Выскочив из машины, на ходу поправляя прическу, Олеся побежала к парадному подъезду университета. Она опаздывала на лекцию профессора Мазурова. Зная доброжелательное отношение к себе пожилого профессора, Олеся не хотела войти в аудиторию после него.

Перед самым входом в университет ее, слегка толкнув, обогнал юноша. "Невежа", — мысленно произнесла она, но юноша, распахнув дверь, неожиданно отступил и пропустил ее вперед.

— Спасибо, — не глядя на него, произнесла она и, быстро проскочив мимо, по вестибюлю помчалась к парадной лестнице. Рядом с ней спешили десятки студентов. На площадке третьего этажа Олеся обернулась и снова увидела того парня. Глаза их встретились. Ей надо было торопиться, но она не могла двинуться с места. Юноша, замедлив шаг, подходил к ней. Их глаза, словно прикованные магнитом, неотрывно смотрели друг на друга. Юноша приближался. Сердце Олеси учащенно забилось. Сама не понимая, что делает, она медленно шагнула навстречу ему. Между ними было всего несколько шагов, когда к ней подскочила студентка.

— Олеся, опаздываем! — крикнула она и, схватив ее за руку, потащила за собой.

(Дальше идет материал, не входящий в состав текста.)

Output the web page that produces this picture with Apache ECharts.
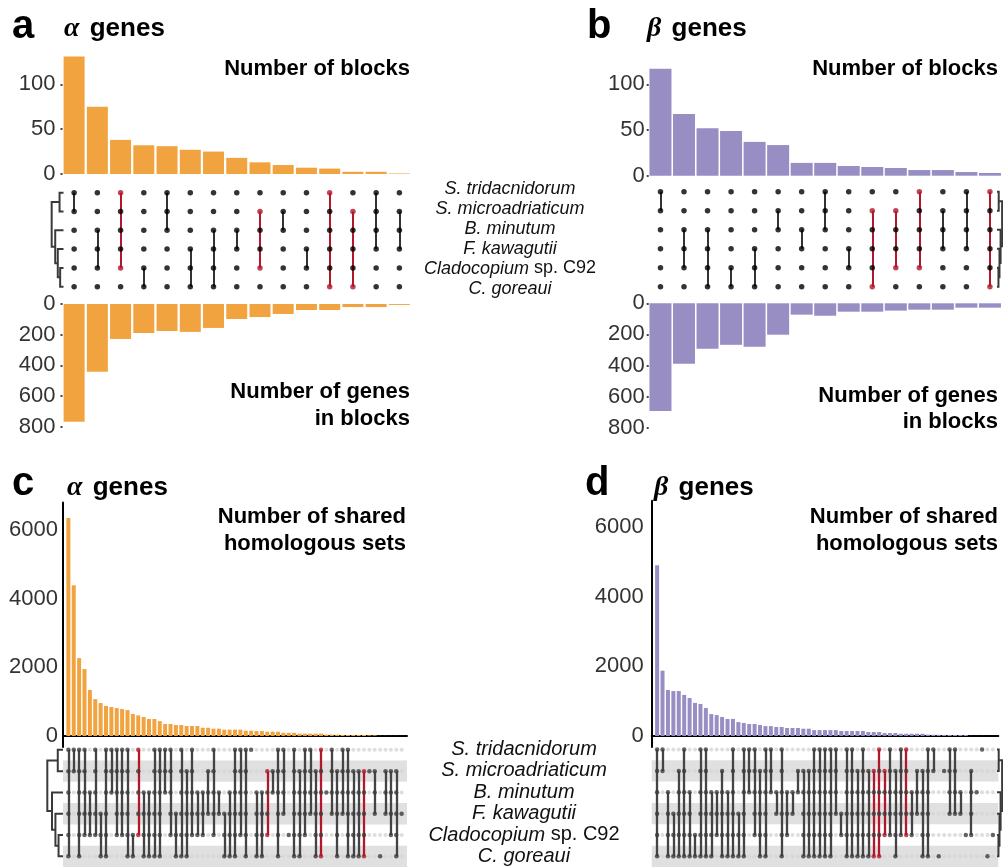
<!DOCTYPE html>
<html>
<head>
<meta charset="utf-8">
<script src="https://cdn.jsdelivr.net/npm/echarts/dist/echarts.min.js"></script>
<style>
  html, body { margin: 0; padding: 0; background: #fff; }
  #chart { width: 1003px; height: 867px; }
</style>
</head>
<body>
<div id="chart"></div>
<script>
// ---- data ----
const species = ['S. tridacnidorum', 'S. microadriaticum', 'B. minutum', 'F. kawagutii', 'Cladocopium sp. C92', 'C. goreaui'];

// a: alpha genes, syntenic blocks (row range of each intersection, 1 = top species)
const alphaBlocks = [131, 75, 38, 32, 31, 27, 25, 18, 13, 10, 7, 6, 2.5, 2.5, 0.6];
const alphaGenes = [767, 441, 228, 189, 176, 182, 156, 98, 85, 65, 39, 39, 20, 20, 6];
const alphaBlockSets = ['1-2', '3-5', '1-5', '5-6', '1-3', '4-6', '3-6', '3-4', '2-5', '2-3', '4-5', '1-6', '2-6', '1-4', '2-4'];
const alphaBlockRed = [2, 8, 11, 12];

// b: beta genes, syntenic blocks
const betaBlocks = [117, 67.5, 52, 49, 37, 33.5, 14, 14, 10.6, 9.5, 8.4, 6.2, 6.2, 4, 3];
const betaGenes = [692, 389, 292, 267, 280, 202, 73, 80, 54, 54, 47, 41, 41, 28, 28];
const betaBlockSets = ['1-2', '3-5', '3-6', '5-6', '4-6', '2-3', '3-4', '1-3', '4-5', '2-6', '2-5', '1-5', '2-4', '1-4', '1-6'];
const betaBlockRed = [9, 10, 11, 14];

// c: alpha genes, shared homologous sets
const alphaShared = [6350, 4390, 2270, 1950, 1340, 1075, 960, 875, 845, 815,
  785, 755, 640, 600, 555, 495, 495, 435, 350, 350,
  320, 320, 290, 290, 290, 240, 240, 215, 215, 185,
  185, 185, 185, 155, 155, 145, 145, 125, 125, 125,
  95, 95, 95, 70, 70, 70, 70, 70, 40, 40,
  40, 30, 30, 30, 30, 30, 20, 20, 4, 4, 3, 3, 2];
const alphaSharedSets = ['1-6', '1-2', '1-6', '1-5', '3-5', '1-5', '4-6', '1-6', '1-3', '1-5',
  '1-5', '1-6', '5-6', '1-5', '3-6', '3-6', '1-6', '1-6', '1-3', '1-5',
  '4-6', '1-6', '2-6', '1-5', '3-5', '3-5', '2-4', '1-5', '3-4', '4-6',
  '3-6', '1-6', '1-5', '1-6', '1-1', '3-6', '3-6', '2-5', '2-3', '1-6',
  '1-4', '5-5', '1-6', '2-6', '1-5', '1-4', '2-6', '1-6', '3-3', '1-4',
  '2-6', '1-4', '1-6', '2-6', '2-6', '2-6', '2-2', '2-4', '6-6', '2-4',
  '2-5', '2-6', '4-4'];
const alphaSharedRed = [13, 37, 47, 55];

// d: beta genes, shared homologous sets
const betaShared = [4900, 1875, 1320, 1290, 1290, 1180, 1090, 950, 920, 805,
  630, 600, 545, 490, 490, 400, 375, 345, 345, 315,
  285, 285, 260, 260, 230, 230, 230, 210, 210, 170,
  170, 170, 170, 170, 145, 145, 145, 145, 145, 115,
  115, 115, 85, 85, 85, 65, 65, 65, 65, 65,
  40, 35, 35, 30, 30, 30, 30, 30, 4, 3, 3, 2, 2];
const betaSharedSets = ['1-6', '1-2', '3-6', '4-6', '2-6', '1-6', '3-6', '5-6', '1-6', '1-6',
  '3-6', '3-5', '2-6', '3-6', '1-6', '4-6', '1-6', '1-3', '1-5', '2-6',
  '1-6', '1-3', '3-4', '1-6', '3-5', '3-4', '2-3', '2-6', '2-6', '1-6',
  '1-6', '1-6', '1-6', '1-4', '4-5', '1-6', '1-6', '2-6', '1-6', '2-6',
  '2-6', '1-6', '2-5', '1-5', '2-6', '1-5', '1-5', '3-5', '2-4', '2-6',
  '1-6', '1-2', '6-6', '2-2', '1-4', '1-4', '3-4', '5-5', '2-5', '3-3',
  '1-1', '6-6', '5-5'];
const betaSharedRed = [40, 41, 42, 46];

// species tree: merge heights of the internal nodes, leaves are row numbers
const speciesTree = { h: 3, kids: [{ h: 1, kids: [1, 2] }, { h: 2.1, kids: [3, { h: 1.45, kids: [4, { h: 0.85, kids: [5, 6] }] }] }] };

// ---- styling ----
const FONT = '"Liberation Sans", Arial, Helvetica, sans-serif';
const ORANGE = '#f1a340';
const PURPLE = '#998ec3';
const RED = '#b2182b';

const grids = [], xAxes = [], yAxes = [], series = [];

function addGrid(rect, xAxis, yAxis) {
  const g = grids.length;
  grids.push(rect);
  xAxes.push(Object.assign({ gridIndex: g, type: 'value', show: false, splitLine: { show: false } }, xAxis));
  yAxes.push(Object.assign({ gridIndex: g, type: 'value', show: false, splitLine: { show: false } }, yAxis));
  return g;
}

function tickLabels(margin, hide) {
  return {
    show: true, fontSize: 22, color: '#333', fontFamily: FONT, margin: margin,
    formatter: v => (v === hide ? '' : String(v))
  };
}

function countAxis(max, interval, inverse, margin) {
  return {
    show: true, min: 0, max: max, interval: interval, inverse: inverse,
    axisLine: { show: false, onZero: false },
    axisTick: { show: true, length: 2, lineStyle: { color: '#444', width: 2 } },
    axisLabel: Object.assign(tickLabels(margin, max % interval ? max : null), { showMaxLabel: max % interval === 0 })
  };
}

function addBars(g, vals, color, width) {
  series.push({
    type: 'bar', xAxisIndex: g, yAxisIndex: g, silent: true,
    barWidth: width, itemStyle: { color: color },
    data: vals.map((v, i) => [i, v])
  });
}

function addMatrix(g, sets, red, st) {
  const on = [], off = [], segs = [];
  sets.forEach((s, i) => {
    const [t, b] = s.split('-').map(Number);
    const hot = red.includes(i);
    for (let r = 1; r <= 6; r++) {
      if (r >= t && r <= b) {
        on.push({ value: [i, r], itemStyle: { color: hot && (r === t || r === b) ? RED : st.dot } });
      } else {
        off.push([i, r]);
      }
    }
    if (b > t) segs.push({ coords: [[i, t], [i, b]], lineStyle: { color: hot ? RED : st.line } });
  });
  if (st.bands) {
    series.push({
      type: 'line', xAxisIndex: g, yAxisIndex: g, data: [], silent: true,
      markArea: {
        silent: true, itemStyle: { color: '#e0e0e0' },
        data: [2, 4, 6].map(r => [{ xAxis: -1, yAxis: r - 0.5 }, { xAxis: sets.length, yAxis: r + 0.5 }])
      }
    });
  }
  series.push({ type: 'scatter', xAxisIndex: g, yAxisIndex: g, z: 2, silent: true, symbolSize: st.offSize, itemStyle: { color: st.off }, data: off });
  series.push({ type: 'lines', coordinateSystem: 'cartesian2d', xAxisIndex: g, yAxisIndex: g, z: 3, silent: true, lineStyle: { width: st.lw, opacity: 1 }, data: segs });
  series.push({ type: 'scatter', xAxisIndex: g, yAxisIndex: g, z: 4, silent: true, symbolSize: st.size, data: on });
}

function treeLines(node, out) {
  if (typeof node === 'number') return { y: node, h: 0 };
  const [a, b] = node.kids.map(k => treeLines(k, out));
  out.push({ coords: [[a.h, a.y], [node.h, a.y], [node.h, b.y], [b.h, b.y]] });
  return { y: (a.y + b.y) / 2, h: node.h };
}

function addTree(rect, flip) {
  const g = addGrid(rect, { min: 0, max: 3.5, inverse: flip }, { min: 0.5, max: 6.5, inverse: true });
  const segs = [];
  treeLines(speciesTree, segs);
  series.push({
    type: 'lines', coordinateSystem: 'cartesian2d', polyline: true, xAxisIndex: g, yAxisIndex: g, silent: true,
    lineStyle: { color: '#3a3a3a', width: 2, opacity: 1 }, data: segs
  });
}

function addSpeciesLabels(rect, size) {
  addGrid(rect, {}, {
    show: true, type: 'category', data: species, inverse: true,
    axisLine: { show: false, onZero: false }, axisTick: { show: false },
    axisLabel: {
      interval: 0, align: 'center', margin: 0, fontSize: size, fontFamily: FONT, color: '#111',
      formatter: v => v.indexOf(' sp. ') > 0 ? '{i|' + v.split(' sp. ')[0] + '}{n| sp. ' + v.split(' sp. ')[1] + '}' : '{i|' + v + '}',
      rich: {
        i: { fontStyle: 'italic', fontSize: size, fontFamily: FONT, color: '#111' },
        n: { fontSize: size, fontFamily: FONT, color: '#111' }
      }
    }
  });
}

const blockDots = { dot: '#000', line: '#333', off: '#000', offSize: 5.5, size: 5.5, lw: 2, bands: false };
const sharedDots = { dot: '#3c3c3c', line: '#444', off: '#d6d6d6', offSize: 4, size: 4.5, lw: 2.3, bands: true };

// ---- panel a ----
let g = addGrid({ left: 62.5, width: 348.5, top: 48.4, height: 125.6 }, { min: -0.5, max: 14.5 }, countAxis(140, 50, false, 7));
addBars(g, alphaBlocks, ORANGE, 21);
g = addGrid({ left: 62.5, width: 348.5, top: 183.3, height: 112.8 }, { min: -0.5, max: 14.5 }, { min: 0.5, max: 6.5, inverse: true });
addMatrix(g, alphaBlockSets, alphaBlockRed, blockDots);
addTree({ left: 49.7, width: 13.8, top: 183.3, height: 112.8 }, true);
g = addGrid({ left: 62.5, width: 348.5, top: 304, height: 122.7 }, { min: -0.5, max: 14.5 }, countAxis(800, 200, true, 7));
addBars(g, alphaGenes, ORANGE, 21);

// ---- panel b ----
g = addGrid({ left: 648.7, width: 353, top: 47.7, height: 128 }, { min: -0.5, max: 14.5 }, countAxis(140, 50, false, 4));
addBars(g, betaBlocks, PURPLE, 22);
g = addGrid({ left: 648.7, width: 353, top: 182.2, height: 114 }, { min: -0.5, max: 14.5 }, { min: 0.5, max: 6.5, inverse: true });
addMatrix(g, betaBlockSets, betaBlockRed, blockDots);
addTree({ left: 997, width: 13.3, top: 182.2, height: 114 }, false);
g = addGrid({ left: 648.7, width: 353, top: 303.3, height: 124.4 }, { min: -0.5, max: 14.5 }, countAxis(800, 200, true, 4));
addBars(g, betaGenes, PURPLE, 22);

addSpeciesLabels({ left: 510, width: 1, top: 178.5, height: 120 }, 18);

// ---- panel c ----
const sharedLabels = (margin) => Object.assign(tickLabels(margin, null), { customValues: [0, 2000, 4000, 6000] });
g = addGrid({ left: 63, width: 344, top: 502.6, height: 244.4 },
  { show: true, min: -1, max: alphaShared.length, axisLine: { show: true, onZero: true, lineStyle: { color: '#000', width: 2 } },
    axisTick: { show: false }, axisLabel: { show: false } },
  { show: true, min: -320, max: 6800, axisLine: { show: true, onZero: false, lineStyle: { color: '#000', width: 2 } },
    axisTick: { show: false }, axisLabel: sharedLabels(5) });
addBars(g, alphaShared, ORANGE, 4);
g = addGrid({ left: 63, width: 344, top: 739.2, height: 129.6 }, { min: -1, max: alphaSharedSets.length }, { min: 0.5, max: 6.5, inverse: true });
addMatrix(g, alphaSharedSets, alphaSharedRed, sharedDots);
addTree({ left: 44.7, width: 18.3, top: 739.2, height: 129.6 }, true);

// ---- panel d ----
g = addGrid({ left: 651.7, width: 346.6, top: 500.7, height: 246.3 },
  { show: true, min: -1, max: betaShared.length, axisLine: { show: true, onZero: true, lineStyle: { color: '#000', width: 2 } },
    axisTick: { show: false }, axisLabel: { show: false } },
  { show: true, min: -315, max: 6750, axisLine: { show: true, onZero: false, lineStyle: { color: '#000', width: 2 } },
    axisTick: { show: false }, axisLabel: sharedLabels(8) });
addBars(g, betaShared, PURPLE, 4);
g = addGrid({ left: 651.7, width: 346.6, top: 738.9, height: 130.2 }, { min: -1, max: betaSharedSets.length }, { min: 0.5, max: 6.5, inverse: true });
addMatrix(g, betaSharedSets, betaSharedRed, sharedDots);
addTree({ left: 997, width: 13.3, top: 738.9, height: 130.2 }, false);

addSpeciesLabels({ left: 524, width: 1, top: 738.9, height: 130 }, 20);

// ---- text ----
function txt(s, x, y, size, align, extra) {
  return {
    type: 'text', silent: true,
    style: Object.assign({ text: s, x: x, y: y, fill: '#000', fontSize: size, fontWeight: 'bold', fontFamily: FONT, align: align, verticalAlign: 'middle' }, extra || {})
  };
}
const greek = { g: { fontFamily: '"Liberation Serif", "Times New Roman", serif', fontStyle: 'italic', fontWeight: 'bold', fontSize: 28, fill: '#000', padding: [0, 3, 0, 0] } };

const graphics = [
  txt('a', 12, 27, 40, 'left'),
  txt('b', 587, 27, 40, 'left'),
  txt('c', 12, 484, 40, 'left'),
  txt('d', 585, 484, 40, 'left'),
  txt('{g|α} genes', 64, 29, 26, 'left', { rich: greek }),
  txt('{g|β} genes', 647, 29, 26, 'left', { rich: greek }),
  txt('{g|α} genes', 67, 488, 26, 'left', { rich: greek }),
  txt('{g|β} genes', 654, 488, 26, 'left', { rich: greek }),
  txt('Number of blocks', 410, 69, 22, 'right'),
  txt('Number of blocks', 998, 69, 22, 'right'),
  txt('Number of genes', 410, 392, 22, 'right'),
  txt('in blocks', 410, 419, 22, 'right'),
  txt('Number of genes', 998, 396, 22, 'right'),
  txt('in blocks', 998, 422, 22, 'right'),
  txt('Number of shared', 406, 517, 22, 'right'),
  txt('homologous sets', 406, 544, 22, 'right'),
  txt('Number of shared', 998, 517, 22, 'right'),
  txt('homologous sets', 998, 544, 22, 'right')
];

const chart = echarts.init(document.getElementById('chart'));
chart.setOption({
  animation: false,
  backgroundColor: '#fff',
  textStyle: { fontFamily: FONT },
  grid: grids,
  xAxis: xAxes,
  yAxis: yAxes,
  series: series,
  graphic: graphics
});
</script>
</body>
</html>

Олеся едва успела занять свое привычное место, как в аудиторию вошел профессор. Не глядя на студентов, он с ходу начал читать лекцию. Олеся пыталась слушать его, но не могла сосредоточиться: перед ее взором стояли глаза юноши. Она пыталась отогнать их от себя, иногда это удавалось, но тут же вновь они появлялись. Она думала об этих глазах и не заметила, как возле нее остановился профессор. Все студенты, повернув головы, смотрели в их сторону. А Олеся, подперев руками подбородок, задумчиво смотрела в окно. Профессор молчал, лукаво улыбаясь, а она не видела его. Время шло, профессор молча ждал, когда она придет в себя. Студенты уже вовсю улыбались.

Первым не выдержал профессор. Он легонько коснулся ее плеча.

— Голубушка, очнитесь.

Олеся вздрогнула. Потом вскочила и виновато опустила голову. В аудитории раздался громкий хохот студентов. Профессор, покачивая головой, спросил:

— И о чем вы, милейшая, если не секрет, мечтали?

Стыдливо пряча глаза, Олеся молчала.

— Раз молчите, неволить вас не буду, — он развел руками. — Садитесь и продолжайте мечтать, а я, с вашего позволения, продолжу лекцию.

Другому студенту он спуску не дал бы. Из всех студентов она была самая одаренная и самая красивая. Каждый раз, заходя в аудиторию, профессор непроизвольно смотрел в ее сторону, для него она была олицетворением самой жизни…

После лекции Олеся быстро вышла из аудитории. У нее было такое ощущение, что парень ждет ее. Но среди десятков снующих по коридорам студентов его не было. Уже началась вторая пара лекций, а она продолжала ждать. Когда все студенты разошлись по аудиториям, она с сожалением в последний раз посмотрела по сторонам и медленно направилась в свою аудиторию. После занятий она, стоя возле выхода, вглядывалась в глаза юношей. Она искала его глаза, но их не было.